Right now, NASA is in a bad way when it comes to finances for science missions to the planets. This situation was made especially evident when NASA announced that it was shelving all future 'flagship' missions to the planets. What is a 'flagship?' It is simply the most expensive in the 3-tiered system of planetary mission. As things stand right now, the Curiosity rover that is on its way to Mars right now (1909 VDB penny in tow) appears to be the last flagship in the foreseeable future.
Before the 2013 budget proposal was announced, NASA had been planning missions to the outer solar system, specifically to Europa, the ice-covered Jovian moon that could very well harbor a deep ocean under the ice, which could, in turn, support life. Ever since the Voyagersflew past Europa, scientists the world over have dreamed of sending a probe there. Unfortunately, due to budget constraints, this all but certain flagship will not happen anytime soon and much of the outer planetary fund's cash will be diverted to a scaled-back Mars mission, instead.

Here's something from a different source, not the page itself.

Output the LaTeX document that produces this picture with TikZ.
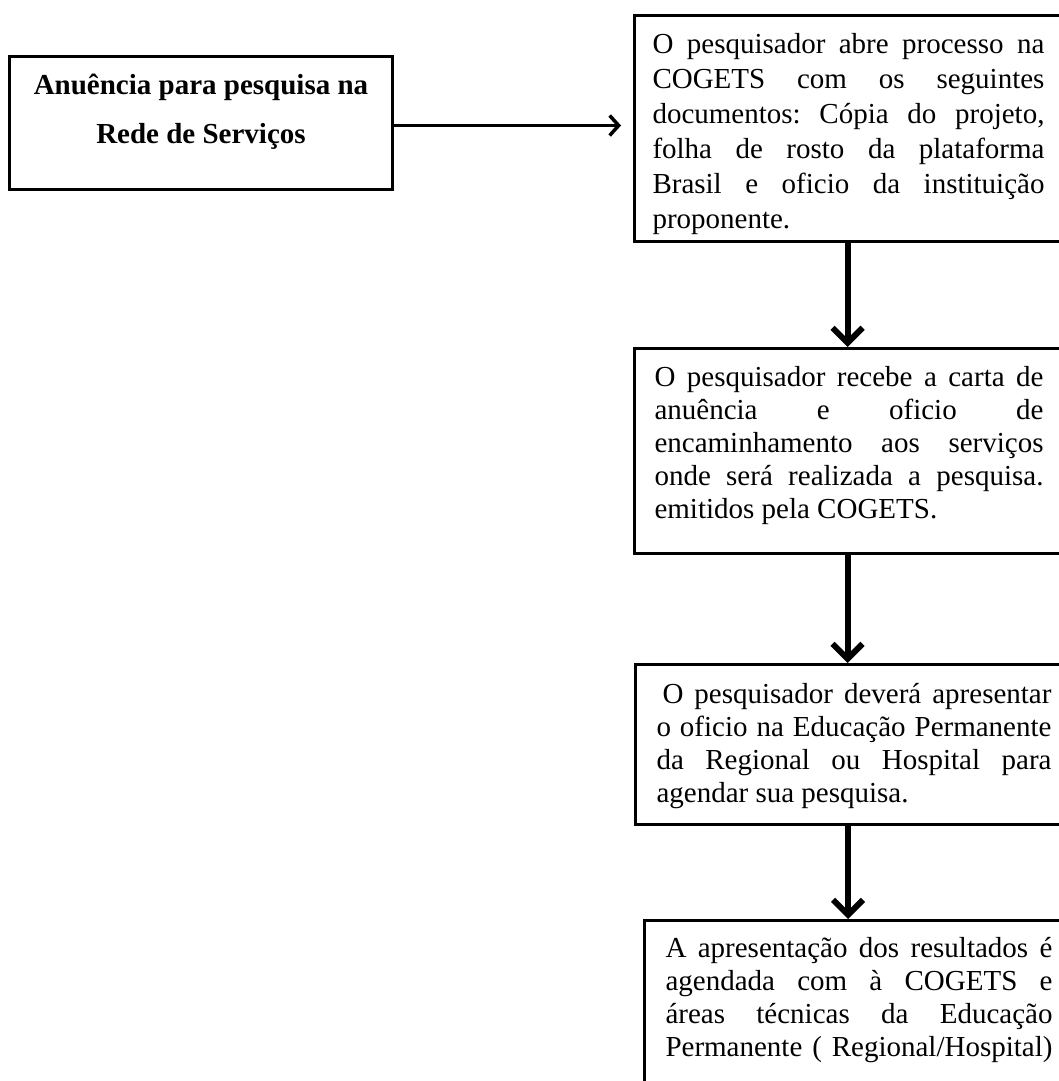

Unfortunately, despite canceling outer planetary aspirations, NASA is still needing to scrape together some serious money in order launch its Mars Next Generation mission, a scaled-back planetary probe almost certain to be an orbiter due to the $700 million budget, in either 2018 or 2020.
For NASA, Next Generation is simply a way of keeping the American presence on Mars going until more ambitious missions can be funded.
Until the 2013 budget was made official, NASA had been planning on partnering with the European Space Agency (ESA) and Russia's Rocosmos space agency on a pair of Mars missions. ExoMars, set to launch in 2016, would be a gas-detecting orbiter designed to study the Martian atmosphere while a still unnamed 2018 mission would be a return sample probe (Mars-Grunt, anyone?). Now, in light of the deep planetary science cuts, NASA will be leaving the Europeans to go it alone. The money saved from the international venture will then be put toward Next Generation.
Interestingly, just after pulling out of a pair of European missions, NASA chief Charles Bolden said that he was hoping for international cooperation on Mars Next Generation. Only time will tell whether NASA gets a helping hand or a cold shoulder in return.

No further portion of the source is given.